The first boxes were easy. Most of them were filled with clothes that were too small for my husband, but he had packed them anyway. The next set of boxes were more difficult. Remnants of my husband’s quasi-bachelor life began to surface: golf tees, footballs, and a set of knives that he probably bought after seeing them advertised on a late-night infomercial. I told Dustin we already have kitchen knives. He looked uncomfortable as I moved the knives to the “giveaway” pile. He shifted his weight between his feet, and I knew he wanted to assure me that those knives could cut through a shoe if we ever needed to do that sort of thing.

But then, before we could get to the last box, Dustin told me we should go to bed. He seemed panicked. “Let’s stop while we are ahead,” he said. “And while you still love me.”

I opened the box anyway. And when I pulled off the protective sheet of crumpled packing paper on top, I gasped out loud. Coffee mugs. My husband had brought home coffee mugs.

Through the years, I have written at least three columns about my husband’s affinity for coffee mugs and his absolute refusal to throw any away. One time, he followed garage sale shoppers around our front yard and “rescued” coffee mugs from their possession, telling them “these aren’t for sale.” He’s tried to convince our sons that coffee mugs make great catchalls for pens and coins, and he’s stashed in their rooms mugs that I have turned away.

I never saw all these mugs in our apartments in D.C. and Rhode Island. But that doesn’t mean they weren’t there. If we use the spoons as an example, the mugs could have been in a bottom cabinet in the laundry room. But now they were sitting on the kitchen counter in our home, and I was losing my mind.

Dustin tried to distract me by bringing out old pictures of our boys from the bottom of the box.
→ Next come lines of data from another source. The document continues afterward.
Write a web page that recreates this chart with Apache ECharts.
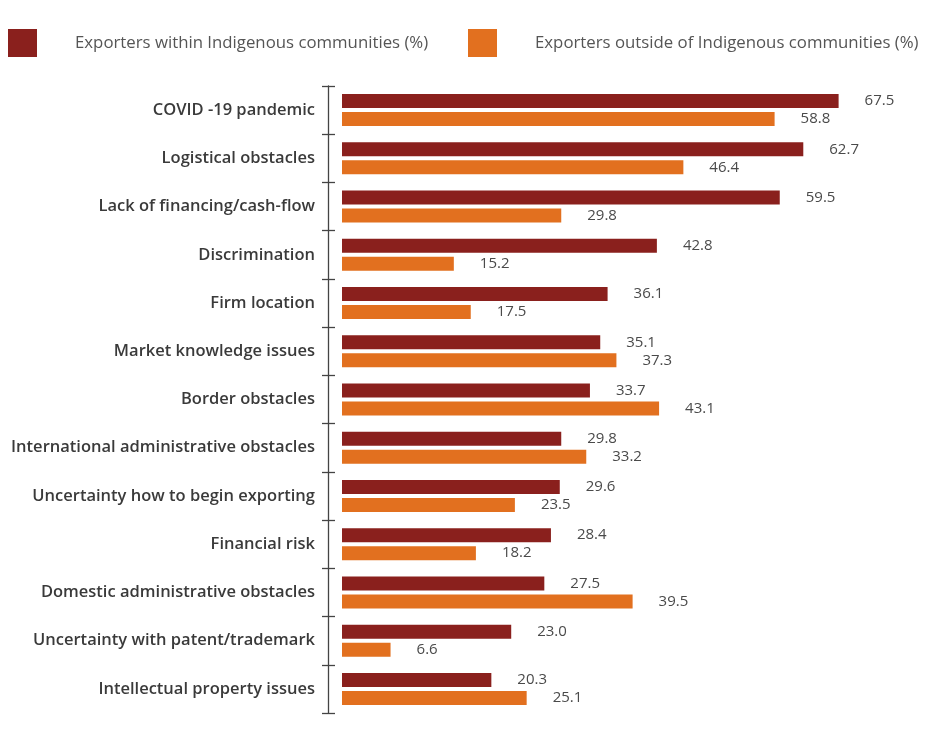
<!DOCTYPE html>
<html><head><meta charset="utf-8">
<script src="https://cdn.jsdelivr.net/npm/echarts@6/dist/echarts.min.js"></script>
<style>html,body{margin:0;padding:0;background:#fff}#c{width:926px;height:756px}</style>
</head><body><div id="c"></div>
<script>
const categories = ["COVID -19 pandemic","Logistical obstacles","Lack of financing/cash-flow","Discrimination","Firm location","Market knowledge issues","Border obstacles","International administrative obstacles","Uncertainty how to begin exporting","Financial risk","Domestic administrative obstacles","Uncertainty with patent/trademark","Intellectual property issues"];
const withinValues = [67.5,62.7,59.5,42.8,36.1,35.1,33.7,29.8,29.6,28.4,27.5,23.0,20.3];
const outsideValues = [58.8,46.4,29.8,15.2,17.5,37.3,43.1,33.2,23.5,18.2,39.5,6.6,25.1];
const seriesNames = ["Exporters within Indigenous communities (%)","Exporters outside of Indigenous communities (%)"];
const colors = ["#8A201D","#E2701F"];

const chart = echarts.init(document.getElementById('c'));
const labelStyle = {show:true, position:'right', distance:26, color:'#4a4a4a', fontSize:15, fontFamily:'Open Sans', formatter:p=>p.value.toFixed(1)};
const legendText = {color:'#555', fontSize:16.8, fontFamily:'Open Sans', padding:[0,0,0,33]};
chart.setOption({
  animation:false,
  legend:[
    {data:[seriesNames[0]], left:8, top:29, padding:0, itemWidth:29, itemHeight:28, icon:'rect', textStyle:legendText},
    {data:[seriesNames[1]], left:468, top:29, padding:0, itemWidth:29, itemHeight:28, icon:'rect', textStyle:legendText}
  ],
  grid:{left:342, right:69, top:86, bottom:43},
  xAxis:{type:'value', min:0, max:70, show:false},
  yAxis:[
    {type:'category', data:categories, inverse:true, offset:14,
     axisLine:{show:true, onZero:false, lineStyle:{color:'#444', width:1.3}},
     axisTick:{show:true, length:6, lineStyle:{color:'#444', width:1.3}},
     axisLabel:{margin:13, color:'#3a3a3a', fontSize:16.5, fontWeight:600, fontFamily:'Open Sans', padding:[5,0,0,0]}},
    {type:'category', data:categories, inverse:true, offset:14, position:'left',
     axisLine:{show:false, onZero:false},
     axisTick:{show:true, inside:true, length:7, lineStyle:{color:'#444', width:1.3}},
     axisLabel:{show:false}}
  ],
  series:[
    {name:seriesNames[0], type:'bar', data:withinValues, barWidth:14, barGap:'28.6%', itemStyle:{color:colors[0]}, label:labelStyle},
    {name:seriesNames[1], type:'bar', data:outsideValues, barWidth:14, barGap:'28.6%', itemStyle:{color:colors[1]}, label:labelStyle}
  ]
});
</script></body></html>
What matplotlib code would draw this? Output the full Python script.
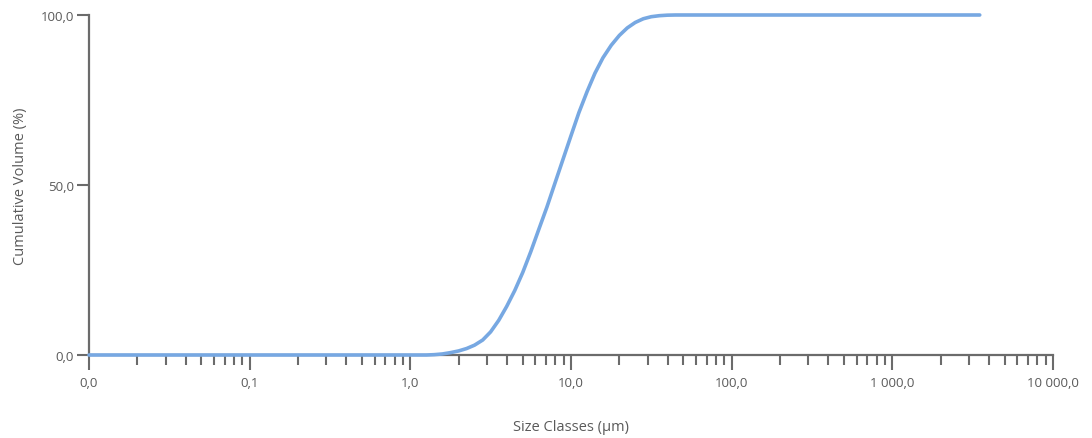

He pulled out a copy of one of our wedding photos and told me what a beautiful bride I was. He was awfully cute as he did this. And he had let me sleep in three days in a row while he got the kids to school. And, well, it’s pretty great having him home.

So I’ll overlook at least one-quarter of the mugs. The others will “find new homes” when Dustin isn’t looking. And I won’t feel bad about it at all.